**Data excerpt**
╔══
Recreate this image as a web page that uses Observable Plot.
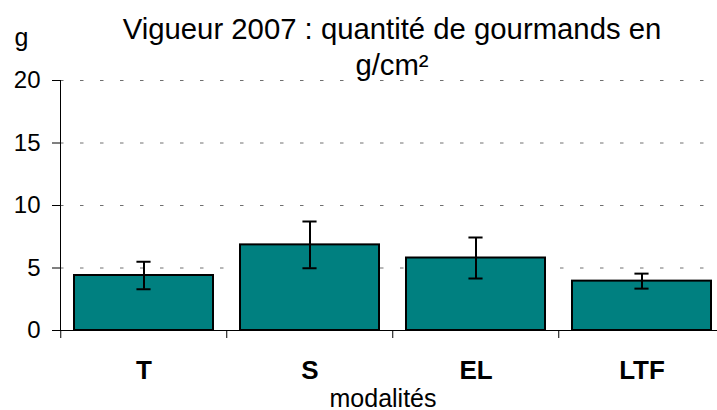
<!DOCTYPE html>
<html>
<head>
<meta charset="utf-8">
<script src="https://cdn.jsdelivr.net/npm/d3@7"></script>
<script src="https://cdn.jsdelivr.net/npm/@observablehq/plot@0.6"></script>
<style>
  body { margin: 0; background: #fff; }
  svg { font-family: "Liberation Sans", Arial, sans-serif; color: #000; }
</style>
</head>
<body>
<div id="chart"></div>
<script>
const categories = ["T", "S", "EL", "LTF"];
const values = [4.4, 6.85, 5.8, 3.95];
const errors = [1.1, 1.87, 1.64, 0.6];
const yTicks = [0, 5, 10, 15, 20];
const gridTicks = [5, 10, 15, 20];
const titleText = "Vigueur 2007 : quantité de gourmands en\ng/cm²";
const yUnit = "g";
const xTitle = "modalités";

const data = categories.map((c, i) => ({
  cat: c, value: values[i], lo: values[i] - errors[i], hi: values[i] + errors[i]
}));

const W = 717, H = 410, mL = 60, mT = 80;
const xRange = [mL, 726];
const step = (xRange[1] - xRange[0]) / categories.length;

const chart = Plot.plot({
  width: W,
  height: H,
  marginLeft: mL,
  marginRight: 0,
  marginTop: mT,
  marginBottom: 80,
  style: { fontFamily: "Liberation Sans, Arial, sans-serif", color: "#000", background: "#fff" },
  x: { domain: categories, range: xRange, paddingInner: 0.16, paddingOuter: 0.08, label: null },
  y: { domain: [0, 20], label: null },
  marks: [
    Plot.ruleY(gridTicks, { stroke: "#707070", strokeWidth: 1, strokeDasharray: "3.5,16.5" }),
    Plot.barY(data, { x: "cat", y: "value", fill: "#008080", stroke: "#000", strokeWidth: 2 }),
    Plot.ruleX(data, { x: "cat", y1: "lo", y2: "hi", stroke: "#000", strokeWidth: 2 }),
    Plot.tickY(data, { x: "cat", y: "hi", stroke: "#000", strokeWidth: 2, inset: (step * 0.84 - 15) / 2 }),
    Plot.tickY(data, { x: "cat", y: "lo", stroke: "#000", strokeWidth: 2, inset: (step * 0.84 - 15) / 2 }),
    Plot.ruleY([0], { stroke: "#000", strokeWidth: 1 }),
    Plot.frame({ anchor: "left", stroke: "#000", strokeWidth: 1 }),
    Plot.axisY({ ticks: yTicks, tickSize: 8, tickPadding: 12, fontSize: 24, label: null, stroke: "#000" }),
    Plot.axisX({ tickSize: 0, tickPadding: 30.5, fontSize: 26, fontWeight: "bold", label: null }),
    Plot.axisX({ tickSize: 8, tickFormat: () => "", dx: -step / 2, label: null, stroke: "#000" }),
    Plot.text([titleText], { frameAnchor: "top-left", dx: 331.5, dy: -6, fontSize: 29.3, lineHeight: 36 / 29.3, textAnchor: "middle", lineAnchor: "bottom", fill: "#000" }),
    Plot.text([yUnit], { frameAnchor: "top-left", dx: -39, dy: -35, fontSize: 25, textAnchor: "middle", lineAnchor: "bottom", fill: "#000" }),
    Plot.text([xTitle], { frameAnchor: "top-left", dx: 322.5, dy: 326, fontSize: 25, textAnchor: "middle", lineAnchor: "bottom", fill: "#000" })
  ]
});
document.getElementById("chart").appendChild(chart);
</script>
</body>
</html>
╚══
**Written task**
Quote the material in full and exactly; do not carry over its pictures.

**Result of the exercise**
Recreate this image as a web page that uses Observable Plot.
<!DOCTYPE html>
<html>
<head>
<meta charset="utf-8">
<script src="https://cdn.jsdelivr.net/npm/d3@7"></script>
<script src="https://cdn.jsdelivr.net/npm/@observablehq/plot@0.6"></script>
<style>
  body { margin: 0; background: #fff; }
  svg { font-family: "Liberation Sans", Arial, sans-serif; color: #000; }
</style>
</head>
<body>
<div id="chart"></div>
<script>
const categories = ["T", "S", "EL", "LTF"];
const values = [4.4, 6.85, 5.8, 3.95];
const errors = [1.1, 1.87, 1.64, 0.6];
const yTicks = [0, 5, 10, 15, 20];
const gridTicks = [5, 10, 15, 20];
const titleText = "Vigueur 2007 : quantité de gourmands en\ng/cm²";
const yUnit = "g";
const xTitle = "modalités";

const data = categories.map((c, i) => ({
  cat: c, value: values[i], lo: values[i] - errors[i], hi: values[i] + errors[i]
}));

const W = 717, H = 410, mL = 60, mT = 80;
const xRange = [mL, 726];
const step = (xRange[1] - xRange[0]) / categories.length;

const chart = Plot.plot({
  width: W,
  height: H,
  marginLeft: mL,
  marginRight: 0,
  marginTop: mT,
  marginBottom: 80,
  style: { fontFamily: "Liberation Sans, Arial, sans-serif", color: "#000", background: "#fff" },
  x: { domain: categories, range: xRange, paddingInner: 0.16, paddingOuter: 0.08, label: null },
  y: { domain: [0, 20], label: null },
  marks: [
    Plot.ruleY(gridTicks, { stroke: "#707070", strokeWidth: 1, strokeDasharray: "3.5,16.5" }),
    Plot.barY(data, { x: "cat", y: "value", fill: "#008080", stroke: "#000", strokeWidth: 2 }),
    Plot.ruleX(data, { x: "cat", y1: "lo", y2: "hi", stroke: "#000", strokeWidth: 2 }),
    Plot.tickY(data, { x: "cat", y: "hi", stroke: "#000", strokeWidth: 2, inset: (step * 0.84 - 15) / 2 }),
    Plot.tickY(data, { x: "cat", y: "lo", stroke: "#000", strokeWidth: 2, inset: (step * 0.84 - 15) / 2 }),
    Plot.ruleY([0], { stroke: "#000", strokeWidth: 1 }),
    Plot.frame({ anchor: "left", stroke: "#000", strokeWidth: 1 }),
    Plot.axisY({ ticks: yTicks, tickSize: 8, tickPadding: 12, fontSize: 24, label: null, stroke: "#000" }),
    Plot.axisX({ tickSize: 0, tickPadding: 30.5, fontSize: 26, fontWeight: "bold", label: null }),
    Plot.axisX({ tickSize: 8, tickFormat: () => "", dx: -step / 2, label: null, stroke: "#000" }),
    Plot.text([titleText], { frameAnchor: "top-left", dx: 331.5, dy: -6, fontSize: 29.3, lineHeight: 36 / 29.3, textAnchor: "middle", lineAnchor: "bottom", fill: "#000" }),
    Plot.text([yUnit], { frameAnchor: "top-left", dx: -39, dy: -35, fontSize: 25, textAnchor: "middle", lineAnchor: "bottom", fill: "#000" }),
    Plot.text([xTitle], { frameAnchor: "top-left", dx: 322.5, dy: 326, fontSize: 25, textAnchor: "middle", lineAnchor: "bottom", fill: "#000" })
  ]
});
document.getElementById("chart").appendChild(chart);
</script>
</body>
</html>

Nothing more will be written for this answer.